Instruction
Without the pictures, copy the entries below word for word.

Code that draws figures
★ ★ ★ ★ ★
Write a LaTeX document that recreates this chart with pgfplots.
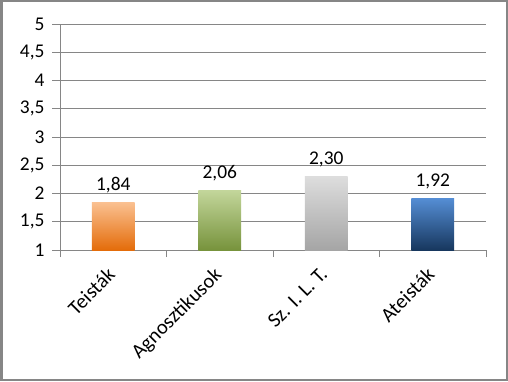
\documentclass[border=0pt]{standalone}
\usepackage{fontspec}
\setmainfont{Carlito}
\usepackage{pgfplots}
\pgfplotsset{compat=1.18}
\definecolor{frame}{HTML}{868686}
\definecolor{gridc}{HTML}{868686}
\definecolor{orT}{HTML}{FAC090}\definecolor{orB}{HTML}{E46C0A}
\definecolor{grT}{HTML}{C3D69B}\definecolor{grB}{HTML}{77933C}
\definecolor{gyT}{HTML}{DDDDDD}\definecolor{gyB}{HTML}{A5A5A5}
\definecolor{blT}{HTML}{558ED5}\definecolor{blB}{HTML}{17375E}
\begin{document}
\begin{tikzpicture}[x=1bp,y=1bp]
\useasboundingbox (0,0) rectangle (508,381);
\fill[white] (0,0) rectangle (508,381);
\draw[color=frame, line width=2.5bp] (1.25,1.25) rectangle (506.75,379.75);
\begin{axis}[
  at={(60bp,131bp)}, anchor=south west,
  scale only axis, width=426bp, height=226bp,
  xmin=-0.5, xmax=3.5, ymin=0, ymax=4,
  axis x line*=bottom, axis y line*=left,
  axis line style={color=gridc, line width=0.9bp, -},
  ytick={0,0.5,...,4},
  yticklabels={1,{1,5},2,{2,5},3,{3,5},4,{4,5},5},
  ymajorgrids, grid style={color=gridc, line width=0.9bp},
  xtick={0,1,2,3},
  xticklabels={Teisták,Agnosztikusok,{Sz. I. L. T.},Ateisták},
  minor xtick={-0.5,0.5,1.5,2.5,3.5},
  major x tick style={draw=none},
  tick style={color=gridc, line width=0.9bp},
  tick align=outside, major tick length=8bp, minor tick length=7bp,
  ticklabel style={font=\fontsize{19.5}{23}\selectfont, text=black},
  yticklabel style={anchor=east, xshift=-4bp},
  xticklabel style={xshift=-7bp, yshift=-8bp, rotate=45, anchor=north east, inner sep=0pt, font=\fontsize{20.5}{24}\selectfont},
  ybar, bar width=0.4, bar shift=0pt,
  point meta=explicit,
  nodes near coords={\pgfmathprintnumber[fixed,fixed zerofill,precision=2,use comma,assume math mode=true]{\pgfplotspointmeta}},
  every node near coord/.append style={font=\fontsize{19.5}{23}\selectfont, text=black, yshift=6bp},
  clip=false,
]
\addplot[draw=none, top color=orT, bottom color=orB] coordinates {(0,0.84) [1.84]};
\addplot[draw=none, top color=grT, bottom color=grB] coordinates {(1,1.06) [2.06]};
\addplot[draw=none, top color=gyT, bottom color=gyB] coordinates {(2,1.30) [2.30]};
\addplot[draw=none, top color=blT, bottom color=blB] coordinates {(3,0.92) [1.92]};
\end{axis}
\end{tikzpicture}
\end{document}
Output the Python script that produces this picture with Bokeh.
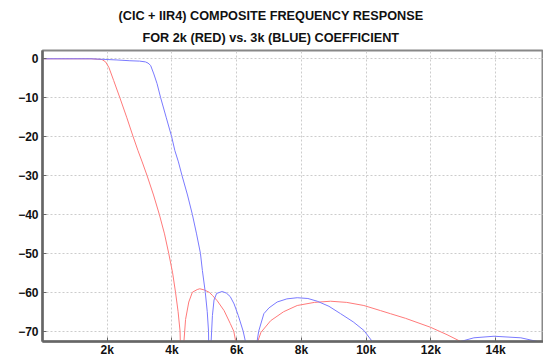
★ ★ ★ ★ ★
Result for this exercise
Write a LaTeX document that recreates this chart with pgfplots.
\documentclass[border=0pt]{standalone}
\usepackage{fontspec}
\setmainfont{Carlito}
\usepackage{pgfplots}
\pgfplotsset{compat=1.18}
\definecolor{frame}{HTML}{868686}
\definecolor{gridc}{HTML}{868686}
\definecolor{orT}{HTML}{FAC090}\definecolor{orB}{HTML}{E46C0A}
\definecolor{grT}{HTML}{C3D69B}\definecolor{grB}{HTML}{77933C}
\definecolor{gyT}{HTML}{DDDDDD}\definecolor{gyB}{HTML}{A5A5A5}
\definecolor{blT}{HTML}{558ED5}\definecolor{blB}{HTML}{17375E}
\begin{document}
\begin{tikzpicture}[x=1bp,y=1bp]
\useasboundingbox (0,0) rectangle (508,381);
\fill[white] (0,0) rectangle (508,381);
\draw[color=frame, line width=2.5bp] (1.25,1.25) rectangle (506.75,379.75);
\begin{axis}[
  at={(60bp,131bp)}, anchor=south west,
  scale only axis, width=426bp, height=226bp,
  xmin=-0.5, xmax=3.5, ymin=0, ymax=4,
  axis x line*=bottom, axis y line*=left,
  axis line style={color=gridc, line width=0.9bp, -},
  ytick={0,0.5,...,4},
  yticklabels={1,{1,5},2,{2,5},3,{3,5},4,{4,5},5},
  ymajorgrids, grid style={color=gridc, line width=0.9bp},
  xtick={0,1,2,3},
  xticklabels={Teisták,Agnosztikusok,{Sz. I. L. T.},Ateisták},
  minor xtick={-0.5,0.5,1.5,2.5,3.5},
  major x tick style={draw=none},
  tick style={color=gridc, line width=0.9bp},
  tick align=outside, major tick length=8bp, minor tick length=7bp,
  ticklabel style={font=\fontsize{19.5}{23}\selectfont, text=black},
  yticklabel style={anchor=east, xshift=-4bp},
  xticklabel style={xshift=-7bp, yshift=-8bp, rotate=45, anchor=north east, inner sep=0pt, font=\fontsize{20.5}{24}\selectfont},
  ybar, bar width=0.4, bar shift=0pt,
  point meta=explicit,
  nodes near coords={\pgfmathprintnumber[fixed,fixed zerofill,precision=2,use comma,assume math mode=true]{\pgfplotspointmeta}},
  every node near coord/.append style={font=\fontsize{19.5}{23}\selectfont, text=black, yshift=6bp},
  clip=false,
]
\addplot[draw=none, top color=orT, bottom color=orB] coordinates {(0,0.84) [1.84]};
\addplot[draw=none, top color=grT, bottom color=grB] coordinates {(1,1.06) [2.06]};
\addplot[draw=none, top color=gyT, bottom color=gyB] coordinates {(2,1.30) [2.30]};
\addplot[draw=none, top color=blT, bottom color=blB] coordinates {(3,0.92) [1.92]};
\end{axis}
\end{tikzpicture}
\end{document}
Output the Python script that produces this picture with Bokeh.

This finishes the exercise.